What this looks like in practice is simple. I keep routines the same so that students can learn some procedures and ideas simply from the repetition. When we get to a term or an idea I give some mnemonic suggestions.  If I was teaching geology I would want the kids to understand that geologic periods are divided into some classification. Then, I would use a sentence mnemonic to help them remember the sequence.

Can Very Callous Old Senators Demand More Power and Privilege Than Junior Congressmen?
(Cryptozoic, Vendian, Cambrian, Ordovician, Silurian, Devonian, Mississippian, Pennsylvanian, Permian, Triassic, Jurassic, Cretaceous) 

Please Eat More Pickled PepPers
(Paleocene, Eocene, Oligocene, Miocene, Pliocene, Pleistocene)

Then, with that sequence in place we would begin studying what evidence of change, plants, and animals are in place in those periods.

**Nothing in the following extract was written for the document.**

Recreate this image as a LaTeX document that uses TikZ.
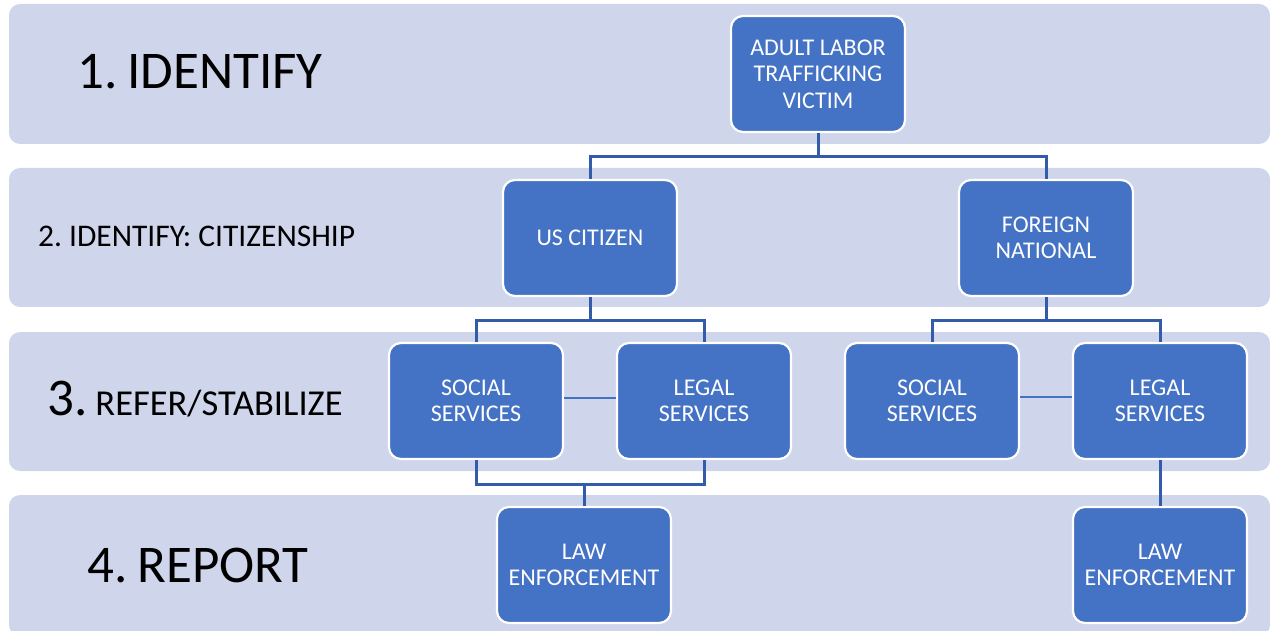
\documentclass[tikz,border=0pt]{standalone}
\usepackage{fontspec}
\setmainfont{Carlito}
\definecolor{band}{HTML}{CFD5EA}
\definecolor{boxfill}{HTML}{4472C4}
\definecolor{conn}{RGB}{50,92,170}
\tikzset{
  bandbox/.style={fill=band, draw=none, rounded corners=11pt},
  stepnode/.style={rectangle, rounded corners=12pt, fill=boxfill, draw=white, line width=2.2pt,
    minimum width=174pt, minimum height=116pt, text=white, align=center,
    font=\fontsize{24}{26.5}\selectfont, inner sep=2pt},
  conline/.style={draw=conn, line width=3pt},
  thinline/.style={draw=boxfill, line width=1.5pt},
  lbl/.style={anchor=base west, inner sep=0pt, text=black}
}
\begin{document}
\begin{tikzpicture}[x=1pt,y=-1pt]
\useasboundingbox (0,0) rectangle (1270,631);
% bands
\fill[bandbox] (9,4) rectangle (1270,144);
\fill[bandbox] (9,168) rectangle (1270,307);
\fill[bandbox] (9,332) rectangle (1270,471);
\fill[bandbox] (9,495) rectangle (1270,636);
% labels
\node[lbl, font=\fontsize{53}{60}\selectfont] (l1) at (77,89) {1.\hspace{10pt}IDENTIFY};
\node[lbl, font=\fontsize{31.5}{36}\selectfont] (l2) at (38,247) {2.\hspace{7pt}IDENTIFY: CITIZENSHIP};
\node[lbl] (l3) at (47,415) {{\fontsize{53}{60}\selectfont 3.}\hspace{8pt}{\fontsize{36.5}{40}\selectfont REFER/STABILIZE}};
\node[lbl, font=\fontsize{53}{60}\selectfont] (l4) at (87,582) {4.\hspace{10pt}REPORT};
% boxes
\node[stepnode] (adult) at (818,74) {ADULT LABOR\\TRAFFICKING\\VICTIM};
\node[stepnode] (us) at (590,238) {US CITIZEN};
\node[stepnode] (fn) at (1046,238) {FOREIGN\\NATIONAL};
\node[stepnode] (ssL) at (476,401) {SOCIAL\\SERVICES};
\node[stepnode] (lsL) at (704,401) {LEGAL\\SERVICES};
\node[stepnode] (ssR) at (932,401) {SOCIAL\\SERVICES};
\node[stepnode] (lsR) at (1160,401) {LEGAL\\SERVICES};
\node[stepnode] (lawL) at (584,565) {LAW\\ENFORCEMENT};
\node[stepnode] (lawR) at (1160,565) {LAW\\ENFORCEMENT};
% connectors
\draw[conline] (adult.south) -- ++(0,23.5) -| (us.north);
\draw[conline] (adult.south) -- ++(0,23.5) -| (fn.north);
\draw[conline] (us.south) -- ++(0,23) -| (ssL.north);
\draw[conline] (us.south) -- ++(0,23) -| (lsL.north);
\draw[conline] (fn.south) -- ++(0,23) -| (ssR.north);
\draw[conline] (fn.south) -- ++(0,23) -| (lsR.north);
\draw[conline] (ssL.south) -- ++(0,24) -| (lawL.north);
\draw[conline] (lsL.south) -- ++(0,24) -| (lawL.north);
\draw[conline] (lsR.south) -- (lawR.north);
\draw[thinline] ([yshift=3pt]ssL.east) -- ([yshift=3pt]lsL.west);
\draw[thinline] ([yshift=4pt]ssR.east) -- ([yshift=4pt]lsR.west);
\end{tikzpicture}
\end{document}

The big concept is change over time (evolution) but the students have a chance to get comfortable with a small slice of the content with a mnemonic first step. The big ideas still drive the course but we are using mnemonics to get the door open for some kids.

In my early years I tried to learn a new term in science each day. I wrote these on index cards. That was a nice brain exercise but it was not valuable until I took out the terms and tired to connect them to the larger picture of science in a concept web. Connecting homeostasis to trophic levels takes some thinking but it will help flesh out the more important stuff of science.